Fundamental Overview
The S&P 500 has been rallying almost non-stop since the FOMC meeting, and thanks to the miss in the NFP report and the benign CPI report the price eventually hit a new all-time high yesterday. We are currently seeing a bit of a pullback, which is totally normal after such a strong run. The US jobless claims yesterday could have weighed on the risk sentiment if they were worse than the prior reading, but instead, we got another positive release which should keep the bullish momentum going.
S&P 500 Futures Technical Analysis – Daily Timeframe
On the daily chart, we can see that the S&P 500 hit a new all-time high yesterday and pulled back a bit soon after. The correction into the 4835 support is unlikely at the moment as we would need a strong deterioration in the growth and jobs data to reverse the bullish trend.
We can expect the buyers to pile in more aggressively if we break above the 5336 level.
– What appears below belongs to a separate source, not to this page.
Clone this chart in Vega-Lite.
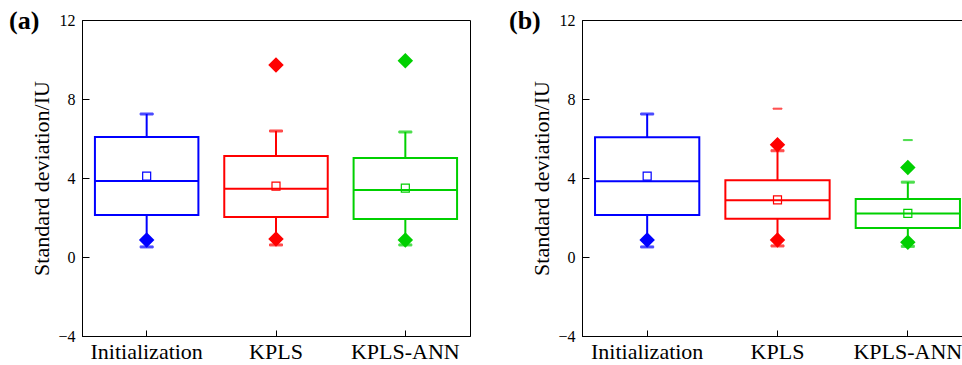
{
  "$schema": "https://vega.github.io/schema/vega-lite/v6.json",
  "padding": {"left": 8, "top": 7, "right": 0, "bottom": 0},
  "datasets": {
    "boxes": [
      {"panel": "a", "method": "Initialization", "wlo": 0.51, "q1": 2.13, "median": 3.85, "q3": 6.07, "whi": 7.24, "mean": 4.1},
      {"panel": "a", "method": "KPLS", "wlo": 0.61, "q1": 2.03, "median": 3.46, "q3": 5.11, "whi": 6.38, "mean": 3.59},
      {"panel": "a", "method": "KPLS-ANN", "wlo": 0.61, "q1": 1.92, "median": 3.39, "q3": 5.01, "whi": 6.33, "mean": 3.49},
      {"panel": "b", "method": "Initialization", "wlo": 0.51, "q1": 2.13, "median": 3.83, "q3": 6.06, "whi": 7.24, "mean": 4.09},
      {"panel": "b", "method": "KPLS", "wlo": 0.56, "q1": 1.94, "median": 2.87, "q3": 3.88, "whi": 5.38, "mean": 2.89},
      {"panel": "b", "method": "KPLS-ANN", "wlo": 0.54, "q1": 1.47, "median": 2.2, "q3": 2.94, "whi": 3.79, "mean": 2.21}
    ],
    "points": [
      {"panel": "a", "method": "Initialization", "value": 0.86, "kind": "diamond"},
      {"panel": "a", "method": "KPLS", "value": 0.91, "kind": "diamond"},
      {"panel": "a", "method": "KPLS", "value": 9.72, "kind": "diamond"},
      {"panel": "a", "method": "KPLS-ANN", "value": 0.86, "kind": "diamond"},
      {"panel": "a", "method": "KPLS-ANN", "value": 9.94, "kind": "diamond"},
      {"panel": "b", "method": "Initialization", "value": 0.86, "kind": "diamond"},
      {"panel": "b", "method": "KPLS", "value": 0.86, "kind": "diamond"},
      {"panel": "b", "method": "KPLS", "value": 5.68, "kind": "diamond"},
      {"panel": "b", "method": "KPLS", "value": 7.51, "kind": "dash"},
      {"panel": "b", "method": "KPLS-ANN", "value": 0.75, "kind": "diamond"},
      {"panel": "b", "method": "KPLS-ANN", "value": 4.53, "kind": "diamond"},
      {"panel": "b", "method": "KPLS-ANN", "value": 5.92, "kind": "dash"}
    ]
  },
  "config": {
    "font": "Liberation Serif",
    "view": {"stroke": "black", "strokeWidth": 1},
    "axis": {
      "grid": false,
      "domainColor": "black",
      "tickColor": "black",
      "labelColor": "black",
      "titleColor": "black",
      "labelFont": "Liberation Serif",
      "titleFont": "Liberation Serif"
    },
    "range": {"category": ["#0000FF", "#FF0000", "#00D000"]},
    "title": {"font": "Liberation Serif", "fontSize": 26, "fontWeight": "bold", "color": "black"}
  },
  "hconcat": [
    {
      "width": 388,
      "height": 316,
      "title": {"text": "(a)", "anchor": "start", "frame": "group", "dx": -73, "dy": 22, "offset": 0},
      "encoding": {
        "x": {
          "field": "method",
          "type": "nominal",
          "sort": ["Initialization", "KPLS", "KPLS-ANN"],
          "scale": {"paddingInner": 0, "paddingOuter": 0},
          "axis": {"title": null, "labelAngle": 0, "labelFontSize": 22, "tickSize": -6, "labelPadding": 11, "domainWidth": 1}
        },
        "color": {
          "field": "method",
          "type": "nominal",
          "scale": {"domain": ["Initialization", "KPLS", "KPLS-ANN"], "range": ["#0000FF", "#FF0000", "#00D000"]},
          "legend": null
        },
        "stroke": {
          "field": "method",
          "type": "nominal",
          "scale": {"domain": ["Initialization", "KPLS", "KPLS-ANN"], "range": ["#0000FF", "#FF0000", "#00D000"]},
          "legend": null
        }
      },
      "layer": [
        {
          "data": {"name": "boxes"},
          "transform": [{"filter": "datum.panel === 'a'"}],
          "mark": {"type": "rule", "strokeWidth": 2},
          "encoding": {
            "y": {"field": "wlo", "type": "quantitative", "scale": {"domain": [-4, 12]},
              "axis": {"title": "Standard deviation/IU", "titleFontSize": 22, "titleFontWeight": "normal", "titlePadding": 4,
                "values": [-4, -2, 0, 2, 4, 6, 8, 10, 12], "labelExpr": "datum.value % 4 === 0 ? datum.label : ''",
                "labelFontSize": 16, "tickSize": {"condition": {"test": "datum.value % 4 === 0", "value": -7}, "value": -4}, "labelPadding": 14}},
            "y2": {"field": "whi"}
          }
        },
        {
          "data": {"name": "boxes"},
          "transform": [{"filter": "datum.panel === 'a'"}, {"fold": ["wlo", "whi"], "as": ["end", "cap"]}],
          "mark": {"type": "tick", "thickness": 2, "size": 13},
          "encoding": {"y": {"field": "cap", "type": "quantitative"}}
        },
        {
          "data": {"name": "boxes"},
          "transform": [{"filter": "datum.panel === 'a'"}],
          "mark": {"type": "bar", "fill": "white", "strokeWidth": 2, "width": {"band": 0.8}},
          "encoding": {"y": {"field": "q1", "type": "quantitative"}, "y2": {"field": "q3"}, "color": {"value": "white"}}
        },
        {
          "data": {"name": "boxes"},
          "transform": [{"filter": "datum.panel === 'a'"}],
          "mark": {"type": "bar", "fill": null, "strokeWidth": 2, "width": {"band": 0.8}},
          "encoding": {"y": {"field": "median", "type": "quantitative"}, "y2": {"field": "median"}, "fill": {"value": null}}
        },
        {
          "data": {"name": "boxes"},
          "transform": [{"filter": "datum.panel === 'a'"}],
          "mark": {"type": "point", "shape": "square", "filled": false, "size": 64, "strokeWidth": 1.2, "opacity": 1},
          "encoding": {"y": {"field": "mean", "type": "quantitative"}}
        },
        {
          "data": {"name": "points"},
          "transform": [{"filter": "datum.panel === 'a' && datum.kind === 'diamond'"}],
          "mark": {"type": "point", "shape": "diamond", "filled": true, "size": 160, "opacity": 1},
          "encoding": {"y": {"field": "value", "type": "quantitative"}}
        }
      ]
    },
    {
      "width": 391,
      "height": 316,
      "title": {"text": "(b)", "anchor": "start", "frame": "group", "dx": -73, "dy": 22, "offset": 0},
      "encoding": {
        "x": {
          "field": "method",
          "type": "nominal",
          "sort": ["Initialization", "KPLS", "KPLS-ANN"],
          "scale": {"paddingInner": 0, "paddingOuter": 0},
          "axis": {"title": null, "labelAngle": 0, "labelFontSize": 22, "tickSize": -6, "labelPadding": 11, "domainWidth": 1}
        },
        "color": {
          "field": "method",
          "type": "nominal",
          "scale": {"domain": ["Initialization", "KPLS", "KPLS-ANN"], "range": ["#0000FF", "#FF0000", "#00D000"]},
          "legend": null
        },
        "stroke": {
          "field": "method",
          "type": "nominal",
          "scale": {"domain": ["Initialization", "KPLS", "KPLS-ANN"], "range": ["#0000FF", "#FF0000", "#00D000"]},
          "legend": null
        }
      },
      "layer": [
        {
          "data": {"name": "boxes"},
          "transform": [{"filter": "datum.panel === 'b'"}],
          "mark": {"type": "rule", "strokeWidth": 2},
          "encoding": {
            "y": {"field": "wlo", "type": "quantitative", "scale": {"domain": [-4, 12]},
              "axis": {"title": "Standard deviation/IU", "titleFontSize": 22, "titleFontWeight": "normal", "titlePadding": 4,
                "values": [-4, -2, 0, 2, 4, 6, 8, 10, 12], "labelExpr": "datum.value % 4 === 0 ? datum.label : ''",
                "labelFontSize": 16, "tickSize": {"condition": {"test": "datum.value % 4 === 0", "value": -7}, "value": -4}, "labelPadding": 14}},
            "y2": {"field": "whi"}
          }
        },
        {
          "data": {"name": "boxes"},
          "transform": [{"filter": "datum.panel === 'b'"}, {"fold": ["wlo", "whi"], "as": ["end", "cap"]}],
          "mark": {"type": "tick", "thickness": 2, "size": 13},
          "encoding": {"y": {"field": "cap", "type": "quantitative"}}
        },
        {
          "data": {"name": "boxes"},
          "transform": [{"filter": "datum.panel === 'b'"}],
          "mark": {"type": "bar", "fill": "white", "strokeWidth": 2, "width": {"band": 0.8}},
          "encoding": {"y": {"field": "q1", "type": "quantitative"}, "y2": {"field": "q3"}, "color": {"value": "white"}}
        },
        {
          "data": {"name": "boxes"},
          "transform": [{"filter": "datum.panel === 'b'"}],
          "mark": {"type": "bar", "fill": null, "strokeWidth": 2, "width": {"band": 0.8}},
          "encoding": {"y": {"field": "median", "type": "quantitative"}, "y2": {"field": "median"}, "fill": {"value": null}}
        },
        {
          "data": {"name": "boxes"},
          "transform": [{"filter": "datum.panel === 'b'"}],
          "mark": {"type": "point", "shape": "square", "filled": false, "size": 64, "strokeWidth": 1.2, "opacity": 1},
          "encoding": {"y": {"field": "mean", "type": "quantitative"}}
        },
        {
          "data": {"name": "points"},
          "transform": [{"filter": "datum.panel === 'b' && datum.kind === 'diamond'"}],
          "mark": {"type": "point", "shape": "diamond", "filled": true, "size": 160, "opacity": 1},
          "encoding": {"y": {"field": "value", "type": "quantitative"}}
        },
        {
          "data": {"name": "points"},
          "transform": [{"filter": "datum.panel === 'b' && datum.kind === 'dash'"}],
          "mark": {"type": "tick", "thickness": 1, "size": 9},
          "encoding": {"y": {"field": "value", "type": "quantitative"}}
        }
      ]
    }
  ],
  "spacing": 37
}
The sellers, on the other hand, might step in around these levels with a defined risk above the high to position for the correction into the 4835 level, although that looks unlikely at the moment.
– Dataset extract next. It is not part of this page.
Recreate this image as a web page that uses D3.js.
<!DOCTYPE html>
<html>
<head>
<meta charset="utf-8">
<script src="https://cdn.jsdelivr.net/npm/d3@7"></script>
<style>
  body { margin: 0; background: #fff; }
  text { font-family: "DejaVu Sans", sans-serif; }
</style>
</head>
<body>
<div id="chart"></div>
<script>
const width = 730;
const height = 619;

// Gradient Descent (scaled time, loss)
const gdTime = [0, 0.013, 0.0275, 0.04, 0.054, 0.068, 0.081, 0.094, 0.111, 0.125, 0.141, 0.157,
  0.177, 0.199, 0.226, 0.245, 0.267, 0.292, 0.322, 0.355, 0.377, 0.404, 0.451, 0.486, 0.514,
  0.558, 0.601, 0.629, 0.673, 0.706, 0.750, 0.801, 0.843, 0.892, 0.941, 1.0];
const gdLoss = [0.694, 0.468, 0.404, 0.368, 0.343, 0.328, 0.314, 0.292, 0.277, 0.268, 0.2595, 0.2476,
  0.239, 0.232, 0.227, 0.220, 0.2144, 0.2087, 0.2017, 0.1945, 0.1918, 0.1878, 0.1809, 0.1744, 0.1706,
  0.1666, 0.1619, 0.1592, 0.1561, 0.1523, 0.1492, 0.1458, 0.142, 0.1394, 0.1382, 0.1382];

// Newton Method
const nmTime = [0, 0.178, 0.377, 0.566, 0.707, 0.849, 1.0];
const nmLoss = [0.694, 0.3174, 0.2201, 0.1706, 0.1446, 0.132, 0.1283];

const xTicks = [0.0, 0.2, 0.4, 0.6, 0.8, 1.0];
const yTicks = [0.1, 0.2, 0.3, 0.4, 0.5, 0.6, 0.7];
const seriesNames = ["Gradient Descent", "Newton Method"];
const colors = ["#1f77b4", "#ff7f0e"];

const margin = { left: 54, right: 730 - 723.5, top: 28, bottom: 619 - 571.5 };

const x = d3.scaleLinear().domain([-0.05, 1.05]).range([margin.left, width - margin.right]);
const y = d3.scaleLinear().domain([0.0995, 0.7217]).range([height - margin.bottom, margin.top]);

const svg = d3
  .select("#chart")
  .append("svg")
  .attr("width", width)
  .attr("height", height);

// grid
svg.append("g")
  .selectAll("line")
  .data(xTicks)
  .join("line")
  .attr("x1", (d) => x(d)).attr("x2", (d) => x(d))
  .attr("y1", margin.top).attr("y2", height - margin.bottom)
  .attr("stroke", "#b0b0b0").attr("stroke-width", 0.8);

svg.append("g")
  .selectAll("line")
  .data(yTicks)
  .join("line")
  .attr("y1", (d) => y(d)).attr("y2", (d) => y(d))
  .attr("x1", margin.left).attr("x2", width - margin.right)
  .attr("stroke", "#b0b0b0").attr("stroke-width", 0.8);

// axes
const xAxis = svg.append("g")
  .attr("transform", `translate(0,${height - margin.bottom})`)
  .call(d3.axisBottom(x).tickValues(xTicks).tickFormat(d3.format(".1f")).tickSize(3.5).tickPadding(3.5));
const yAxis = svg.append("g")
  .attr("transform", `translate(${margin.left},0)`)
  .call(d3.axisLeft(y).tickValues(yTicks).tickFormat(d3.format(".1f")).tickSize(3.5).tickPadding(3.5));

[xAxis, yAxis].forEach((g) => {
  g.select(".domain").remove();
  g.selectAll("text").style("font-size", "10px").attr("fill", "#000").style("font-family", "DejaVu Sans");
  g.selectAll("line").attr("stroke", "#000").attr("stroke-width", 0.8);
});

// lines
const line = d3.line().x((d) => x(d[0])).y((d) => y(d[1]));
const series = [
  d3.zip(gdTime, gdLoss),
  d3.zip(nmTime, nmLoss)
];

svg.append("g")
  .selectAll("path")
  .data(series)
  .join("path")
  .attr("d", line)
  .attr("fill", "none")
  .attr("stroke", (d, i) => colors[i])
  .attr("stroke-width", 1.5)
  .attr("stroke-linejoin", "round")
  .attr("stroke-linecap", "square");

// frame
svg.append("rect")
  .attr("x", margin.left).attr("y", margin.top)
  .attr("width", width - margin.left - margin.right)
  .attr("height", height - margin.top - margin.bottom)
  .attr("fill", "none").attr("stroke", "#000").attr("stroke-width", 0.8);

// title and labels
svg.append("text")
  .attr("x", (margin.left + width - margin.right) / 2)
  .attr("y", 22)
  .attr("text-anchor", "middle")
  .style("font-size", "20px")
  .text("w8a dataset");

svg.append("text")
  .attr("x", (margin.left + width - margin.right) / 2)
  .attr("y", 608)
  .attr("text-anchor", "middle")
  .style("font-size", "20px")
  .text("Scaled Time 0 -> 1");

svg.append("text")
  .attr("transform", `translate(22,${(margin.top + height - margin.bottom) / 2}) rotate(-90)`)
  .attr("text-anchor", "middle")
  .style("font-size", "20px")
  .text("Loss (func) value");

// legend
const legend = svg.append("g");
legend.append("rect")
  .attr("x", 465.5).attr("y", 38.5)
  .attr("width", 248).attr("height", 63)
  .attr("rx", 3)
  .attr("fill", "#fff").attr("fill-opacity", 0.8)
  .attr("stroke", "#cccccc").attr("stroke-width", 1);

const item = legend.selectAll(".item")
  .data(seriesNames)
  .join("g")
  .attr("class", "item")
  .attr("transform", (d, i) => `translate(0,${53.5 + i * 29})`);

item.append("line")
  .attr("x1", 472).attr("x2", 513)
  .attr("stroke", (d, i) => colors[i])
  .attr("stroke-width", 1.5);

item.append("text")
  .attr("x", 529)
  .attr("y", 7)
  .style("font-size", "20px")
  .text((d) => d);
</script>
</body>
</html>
S&P 500 Futures Technical Analysis – 4 hour Timeframe
On the 4 hour chart, we can see that we have a good support zone around the 5300 level where we can find the confluence of the trendline and the 38.2% Fibonacci retracement level. Technical buyers might lean on the trendline to position for a rally into new highs with a better risk to reward setup. The sellers, on the other hand, will want to see the price breaking lower to position for a drop into the 5217 swing level.
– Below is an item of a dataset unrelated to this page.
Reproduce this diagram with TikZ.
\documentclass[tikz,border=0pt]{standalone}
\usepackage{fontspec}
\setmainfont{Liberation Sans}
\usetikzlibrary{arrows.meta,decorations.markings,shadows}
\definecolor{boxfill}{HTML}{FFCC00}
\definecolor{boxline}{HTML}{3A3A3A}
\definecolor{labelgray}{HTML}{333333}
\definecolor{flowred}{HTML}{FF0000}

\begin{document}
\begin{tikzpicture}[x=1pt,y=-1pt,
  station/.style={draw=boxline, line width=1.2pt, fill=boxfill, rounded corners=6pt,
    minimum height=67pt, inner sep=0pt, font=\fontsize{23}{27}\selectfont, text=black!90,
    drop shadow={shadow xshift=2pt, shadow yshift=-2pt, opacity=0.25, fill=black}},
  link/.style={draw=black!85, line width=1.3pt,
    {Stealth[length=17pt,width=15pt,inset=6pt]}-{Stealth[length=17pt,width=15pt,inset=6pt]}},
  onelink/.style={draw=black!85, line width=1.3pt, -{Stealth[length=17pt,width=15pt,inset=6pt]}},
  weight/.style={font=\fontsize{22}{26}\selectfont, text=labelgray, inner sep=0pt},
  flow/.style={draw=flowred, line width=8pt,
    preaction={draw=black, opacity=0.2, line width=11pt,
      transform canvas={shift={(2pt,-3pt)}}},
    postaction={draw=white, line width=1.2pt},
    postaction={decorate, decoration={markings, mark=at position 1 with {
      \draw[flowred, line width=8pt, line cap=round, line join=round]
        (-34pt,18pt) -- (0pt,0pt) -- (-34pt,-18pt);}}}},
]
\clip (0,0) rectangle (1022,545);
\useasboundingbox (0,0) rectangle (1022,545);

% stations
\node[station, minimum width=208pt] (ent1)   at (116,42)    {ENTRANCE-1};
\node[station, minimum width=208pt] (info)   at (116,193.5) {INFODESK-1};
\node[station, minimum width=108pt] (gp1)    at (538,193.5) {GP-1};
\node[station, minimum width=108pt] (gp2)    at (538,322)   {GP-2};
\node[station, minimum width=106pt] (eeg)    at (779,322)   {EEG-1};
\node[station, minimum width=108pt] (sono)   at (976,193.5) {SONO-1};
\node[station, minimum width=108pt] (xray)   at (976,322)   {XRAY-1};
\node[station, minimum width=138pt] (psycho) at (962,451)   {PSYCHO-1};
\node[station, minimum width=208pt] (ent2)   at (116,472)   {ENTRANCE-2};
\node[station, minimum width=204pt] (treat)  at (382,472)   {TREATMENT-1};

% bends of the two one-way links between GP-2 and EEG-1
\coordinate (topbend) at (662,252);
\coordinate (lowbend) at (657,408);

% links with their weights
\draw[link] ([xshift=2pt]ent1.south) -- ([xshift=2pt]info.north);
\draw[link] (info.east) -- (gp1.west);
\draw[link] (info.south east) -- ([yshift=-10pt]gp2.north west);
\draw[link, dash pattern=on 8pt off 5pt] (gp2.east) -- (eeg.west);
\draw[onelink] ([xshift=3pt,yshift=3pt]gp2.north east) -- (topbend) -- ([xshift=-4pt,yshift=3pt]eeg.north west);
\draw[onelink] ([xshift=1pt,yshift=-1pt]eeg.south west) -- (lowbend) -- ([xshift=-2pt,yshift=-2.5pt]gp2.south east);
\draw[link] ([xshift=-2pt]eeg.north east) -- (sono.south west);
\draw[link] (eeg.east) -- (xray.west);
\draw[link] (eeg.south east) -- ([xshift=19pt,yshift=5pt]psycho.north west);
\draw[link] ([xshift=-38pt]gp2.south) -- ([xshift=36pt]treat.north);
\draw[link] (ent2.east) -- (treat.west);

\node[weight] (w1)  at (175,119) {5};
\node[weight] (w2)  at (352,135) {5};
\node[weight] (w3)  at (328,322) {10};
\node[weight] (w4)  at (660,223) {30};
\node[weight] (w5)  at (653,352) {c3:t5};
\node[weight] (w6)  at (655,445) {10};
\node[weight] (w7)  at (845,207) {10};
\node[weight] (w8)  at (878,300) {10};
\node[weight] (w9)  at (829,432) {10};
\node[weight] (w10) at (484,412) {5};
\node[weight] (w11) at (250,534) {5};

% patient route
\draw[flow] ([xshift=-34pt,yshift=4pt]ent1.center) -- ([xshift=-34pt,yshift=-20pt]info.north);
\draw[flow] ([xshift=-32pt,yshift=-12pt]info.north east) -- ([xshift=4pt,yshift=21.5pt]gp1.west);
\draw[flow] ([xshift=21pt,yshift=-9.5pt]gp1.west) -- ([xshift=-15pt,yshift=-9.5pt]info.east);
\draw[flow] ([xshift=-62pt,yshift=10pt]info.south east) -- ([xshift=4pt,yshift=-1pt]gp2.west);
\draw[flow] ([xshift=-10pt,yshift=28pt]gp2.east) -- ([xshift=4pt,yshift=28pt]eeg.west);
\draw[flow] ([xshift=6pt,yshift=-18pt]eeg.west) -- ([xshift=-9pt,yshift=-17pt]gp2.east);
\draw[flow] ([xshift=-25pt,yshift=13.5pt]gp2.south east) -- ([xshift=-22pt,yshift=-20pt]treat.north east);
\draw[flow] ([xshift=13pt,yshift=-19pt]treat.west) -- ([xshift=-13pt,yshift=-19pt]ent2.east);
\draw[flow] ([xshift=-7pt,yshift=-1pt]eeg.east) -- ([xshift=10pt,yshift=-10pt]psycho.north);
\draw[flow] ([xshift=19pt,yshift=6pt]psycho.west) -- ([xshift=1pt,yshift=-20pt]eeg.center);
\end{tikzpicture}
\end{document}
S&P 500 Futures Technical Analysis – 1 hour Timeframe
On the 1 hour chart, we can see that we have a minor resistance zone around the 5325 level where the price got rejected a couple of times since yesterday. A break above the zone should see the buyers piling in with more conviction and target a new high.
The sellers, on the other hand, might lean on it to position for the continuation of the pullback into the trendline with a better risk to reward setup. The two red lines indicate the top and bottom of the average daily range. This is how much the market could move on any given day barring strong catalysts.
Upcoming Catalysts
We don’t have anything on the calendar for today, so the market will likely consolidate into the weekend.